In the bookeeper log we are getting this:

18/02/08 22:23:44,854 WARN pool-3-thread-10537 bookkeeper.BookKeeper: Could not cache data: org.apache.thrift.shaded.TException: java.io.IOException: No such file or directory
        at com.qubole.rubix.bookkeeper.BookKeeper.getCacheStatus(BookKeeper.java:154)
        at com.qubole.rubix.bookkeeper.BookKeeper.readData(BookKeeper.java:275)
        at com.qubole.rubix.spi.BookKeeperService$Processor$readData.getResult(BookKeeperService.java:456)
        at com.qubole.rubix.spi.BookKeeperService$Processor$readData.getResult(BookKeeperService.java:441)
        at org.apache.thrift.shaded.ProcessFunction.process(ProcessFunction.java:39)
        at org.apache.thrift.shaded.TBaseProcessor.process(TBaseProcessor.java:39)
        at org.apache.thrift.shaded.server.TThreadPoolServer$WorkerProcess.run(TThreadPoolServer.java:286)
        at java.util.concurrent.ThreadPoolExecutor.runWorker(ThreadPoolExecutor.java:1145)
        at java.util.concurrent.ThreadPoolExecutor$Worker.run(ThreadPoolExecutor.java:615)
        at java.lang.Thread.run(Thread.java:745)
Caused by: java.io.IOException: No such file or directory
        at java.io.UnixFileSystem.createFileExclusively(Native Method)
        at java.io.File.createNewFile(File.java:1006)

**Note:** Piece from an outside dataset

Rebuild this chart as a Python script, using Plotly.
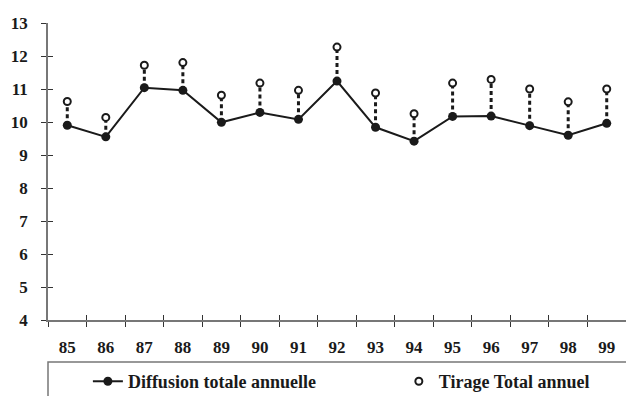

        at com.qubole.rubix.bookkeeper.FileMetadata.refreshBitmap(FileMetadata.java:93)
        at com.qubole.rubix.bookkeeper.FileMetadata.isBlockCached(FileMetadata.java:112)
        at com.qubole.rubix.bookkeeper.BookKeeper.getCacheStatus(BookKeeper.java:138)
        ... 9 more
shubhamtagra commented 6 years ago

Isnt the problem more about finding why we wrote nothing but still set the cached status to true for these blocks? Do we have logs from RemoteReadRequestChain caching this data and updating cache status?